◆ What to work on:
Would you repeat the listing exactly but omit every picture?

>> Begin

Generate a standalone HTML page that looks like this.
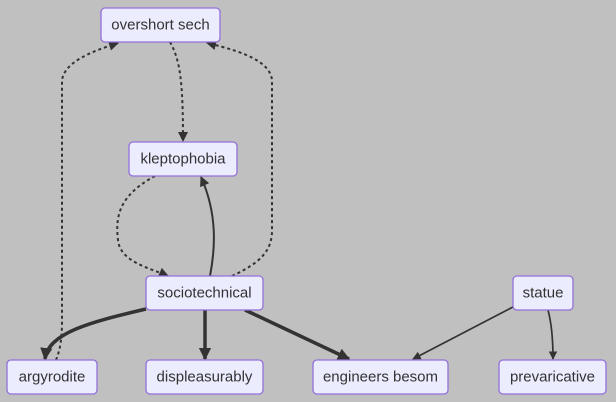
<!DOCTYPE html>
<html><head><meta charset="utf-8"><style>
html,body{margin:0;padding:0;background:#c0c0c0;}
svg{display:block}
.n rect{fill:#ececff;stroke:#9370db;stroke-width:1.3}
.n text{font-family:"Liberation Sans",sans-serif;font-size:15px;fill:#333;text-anchor:middle;dominant-baseline:central}
.e{fill:none;stroke:#333}
</style></head><body>
<svg width="616" height="402" viewBox="0 0 616 402">
<defs>
<marker id="a" viewBox="0 0 10 10" refX="9" refY="5" markerWidth="5" markerHeight="5" orient="auto"><path d="M0,0L10,5L0,10z" fill="#333"/></marker>
<marker id="b" viewBox="0 0 10 10" refX="9" refY="5" markerWidth="3.5" markerHeight="3.5" orient="auto"><path d="M0,0L10,5L0,10z" fill="#333"/></marker>
</defs>
<g>
<path class="e" stroke-width="2" stroke-dasharray="3,3" marker-end="url(#a)" d="M170,42 C180,60 183,80 183,141"/>
<path class="e" stroke-width="2" stroke-dasharray="3,3" marker-end="url(#a)" d="M155,176 C120,195 115,215 118,240 C120,262 150,268 168,276"/>
<path class="e" stroke-width="2" marker-end="url(#a)" d="M210,276 C215,250 218,215 201,177"/>
<path class="e" stroke-width="2" stroke-dasharray="3,3" marker-end="url(#a)" d="M56,360 C60,350 62,340 62,320 L62,80 C65,62 90,52 118,43"/>
<path class="e" stroke-width="2" stroke-dasharray="3,3" marker-end="url(#a)" d="M232,276 C262,262 272,250 272,230 L272,80 C270,62 245,52 207,43"/>
<path class="e" stroke-width="3.5" marker-end="url(#b)" d="M146,309 C90,322 48,333 45,359"/>
<path class="e" stroke-width="3.5" marker-end="url(#b)" d="M205,310 L205,359"/>
<path class="e" stroke-width="3.5" marker-end="url(#b)" d="M245,310 L349,359"/>
<path class="e" stroke-width="1.7" marker-end="url(#a)" d="M513,307 L413,359"/>
<path class="e" stroke-width="1.7" marker-end="url(#a)" d="M548,310 C552,325 553,340 553,359"/>
</g>
<g class="n"><rect x="101" y="8" width="119" height="34" rx="4"/><text x="160.5" y="25">overshort sech</text></g>
<g class="n"><rect x="129" y="142" width="108" height="34" rx="4"/><text x="183" y="159">kleptophobia</text></g>
<g class="n"><rect x="146" y="276" width="117" height="34" rx="4"/><text x="204.5" y="293">sociotechnical</text></g>
<g class="n"><rect x="513" y="276" width="60" height="34" rx="4"/><text x="543" y="293">statue</text></g>
<g class="n"><rect x="7" y="360" width="90" height="34" rx="4"/><text x="52" y="377">argyrodite</text></g>
<g class="n"><rect x="146" y="360" width="117" height="34" rx="4"/><text x="204.5" y="377">displeasurably</text></g>
<g class="n"><rect x="313" y="360" width="135" height="34" rx="4"/><text x="380.5" y="377">engineers besom</text></g>
<g class="n"><rect x="499" y="360" width="107" height="34" rx="4"/><text x="552.5" y="377">prevaricative</text></g>
</svg>
</body></html>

>> End

◆ Result:
Generate a standalone HTML page that looks like this.
<!DOCTYPE html>
<html><head><meta charset="utf-8"><style>
html,body{margin:0;padding:0;background:#c0c0c0;}
svg{display:block}
.n rect{fill:#ececff;stroke:#9370db;stroke-width:1.3}
.n text{font-family:"Liberation Sans",sans-serif;font-size:15px;fill:#333;text-anchor:middle;dominant-baseline:central}
.e{fill:none;stroke:#333}
</style></head><body>
<svg width="616" height="402" viewBox="0 0 616 402">
<defs>
<marker id="a" viewBox="0 0 10 10" refX="9" refY="5" markerWidth="5" markerHeight="5" orient="auto"><path d="M0,0L10,5L0,10z" fill="#333"/></marker>
<marker id="b" viewBox="0 0 10 10" refX="9" refY="5" markerWidth="3.5" markerHeight="3.5" orient="auto"><path d="M0,0L10,5L0,10z" fill="#333"/></marker>
</defs>
<g>
<path class="e" stroke-width="2" stroke-dasharray="3,3" marker-end="url(#a)" d="M170,42 C180,60 183,80 183,141"/>
<path class="e" stroke-width="2" stroke-dasharray="3,3" marker-end="url(#a)" d="M155,176 C120,195 115,215 118,240 C120,262 150,268 168,276"/>
<path class="e" stroke-width="2" marker-end="url(#a)" d="M210,276 C215,250 218,215 201,177"/>
<path class="e" stroke-width="2" stroke-dasharray="3,3" marker-end="url(#a)" d="M56,360 C60,350 62,340 62,320 L62,80 C65,62 90,52 118,43"/>
<path class="e" stroke-width="2" stroke-dasharray="3,3" marker-end="url(#a)" d="M232,276 C262,262 272,250 272,230 L272,80 C270,62 245,52 207,43"/>
<path class="e" stroke-width="3.5" marker-end="url(#b)" d="M146,309 C90,322 48,333 45,359"/>
<path class="e" stroke-width="3.5" marker-end="url(#b)" d="M205,310 L205,359"/>
<path class="e" stroke-width="3.5" marker-end="url(#b)" d="M245,310 L349,359"/>
<path class="e" stroke-width="1.7" marker-end="url(#a)" d="M513,307 L413,359"/>
<path class="e" stroke-width="1.7" marker-end="url(#a)" d="M548,310 C552,325 553,340 553,359"/>
</g>
<g class="n"><rect x="101" y="8" width="119" height="34" rx="4"/><text x="160.5" y="25">overshort sech</text></g>
<g class="n"><rect x="129" y="142" width="108" height="34" rx="4"/><text x="183" y="159">kleptophobia</text></g>
<g class="n"><rect x="146" y="276" width="117" height="34" rx="4"/><text x="204.5" y="293">sociotechnical</text></g>
<g class="n"><rect x="513" y="276" width="60" height="34" rx="4"/><text x="543" y="293">statue</text></g>
<g class="n"><rect x="7" y="360" width="90" height="34" rx="4"/><text x="52" y="377">argyrodite</text></g>
<g class="n"><rect x="146" y="360" width="117" height="34" rx="4"/><text x="204.5" y="377">displeasurably</text></g>
<g class="n"><rect x="313" y="360" width="135" height="34" rx="4"/><text x="380.5" y="377">engineers besom</text></g>
<g class="n"><rect x="499" y="360" width="107" height="34" rx="4"/><text x="552.5" y="377">prevaricative</text></g>
</svg>
</body></html>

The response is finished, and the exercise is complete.